>> Start DATA
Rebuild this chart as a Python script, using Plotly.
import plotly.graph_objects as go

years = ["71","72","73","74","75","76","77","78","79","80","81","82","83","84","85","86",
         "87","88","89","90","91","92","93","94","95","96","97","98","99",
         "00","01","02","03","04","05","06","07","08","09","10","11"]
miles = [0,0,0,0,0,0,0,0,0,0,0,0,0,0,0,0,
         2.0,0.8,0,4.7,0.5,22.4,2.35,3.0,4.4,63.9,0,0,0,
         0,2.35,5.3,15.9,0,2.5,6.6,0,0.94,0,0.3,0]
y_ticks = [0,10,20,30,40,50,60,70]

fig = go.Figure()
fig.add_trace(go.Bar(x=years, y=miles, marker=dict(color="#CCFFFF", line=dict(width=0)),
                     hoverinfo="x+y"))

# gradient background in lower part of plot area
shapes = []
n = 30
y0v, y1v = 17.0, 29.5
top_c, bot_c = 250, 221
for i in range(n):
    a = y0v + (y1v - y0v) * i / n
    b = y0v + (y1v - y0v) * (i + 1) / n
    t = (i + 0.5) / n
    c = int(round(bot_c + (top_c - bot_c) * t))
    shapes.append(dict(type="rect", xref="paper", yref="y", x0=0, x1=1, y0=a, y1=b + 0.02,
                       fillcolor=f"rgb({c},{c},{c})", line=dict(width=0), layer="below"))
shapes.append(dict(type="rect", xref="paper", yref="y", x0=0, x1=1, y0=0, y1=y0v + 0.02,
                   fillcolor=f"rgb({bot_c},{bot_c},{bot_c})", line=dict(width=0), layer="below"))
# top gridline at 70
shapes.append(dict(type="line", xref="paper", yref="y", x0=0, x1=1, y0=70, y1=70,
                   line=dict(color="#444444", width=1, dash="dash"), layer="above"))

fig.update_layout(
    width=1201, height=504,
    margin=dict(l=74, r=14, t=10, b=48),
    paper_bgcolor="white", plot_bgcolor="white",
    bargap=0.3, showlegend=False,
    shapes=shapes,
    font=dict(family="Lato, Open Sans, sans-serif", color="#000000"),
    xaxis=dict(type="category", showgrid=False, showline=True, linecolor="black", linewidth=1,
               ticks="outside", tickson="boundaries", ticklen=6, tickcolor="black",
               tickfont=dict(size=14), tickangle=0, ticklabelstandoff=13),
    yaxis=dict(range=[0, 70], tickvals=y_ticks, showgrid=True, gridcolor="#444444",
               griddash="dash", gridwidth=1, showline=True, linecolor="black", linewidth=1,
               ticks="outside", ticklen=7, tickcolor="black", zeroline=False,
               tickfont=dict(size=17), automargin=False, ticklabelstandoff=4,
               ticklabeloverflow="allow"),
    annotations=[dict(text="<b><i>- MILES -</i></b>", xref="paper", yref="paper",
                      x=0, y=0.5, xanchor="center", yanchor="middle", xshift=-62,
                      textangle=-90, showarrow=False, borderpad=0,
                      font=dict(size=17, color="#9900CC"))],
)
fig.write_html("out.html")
>> End DATA
* **WORK REQUIRED**
Print exactly, and only, the lines beginning at the top of the listing and ending at the line with "import plotly.graph_objects as go".

* **SOLVED EXERCISE**
Rebuild this chart as a Python script, using Plotly.
import plotly.graph_objects as go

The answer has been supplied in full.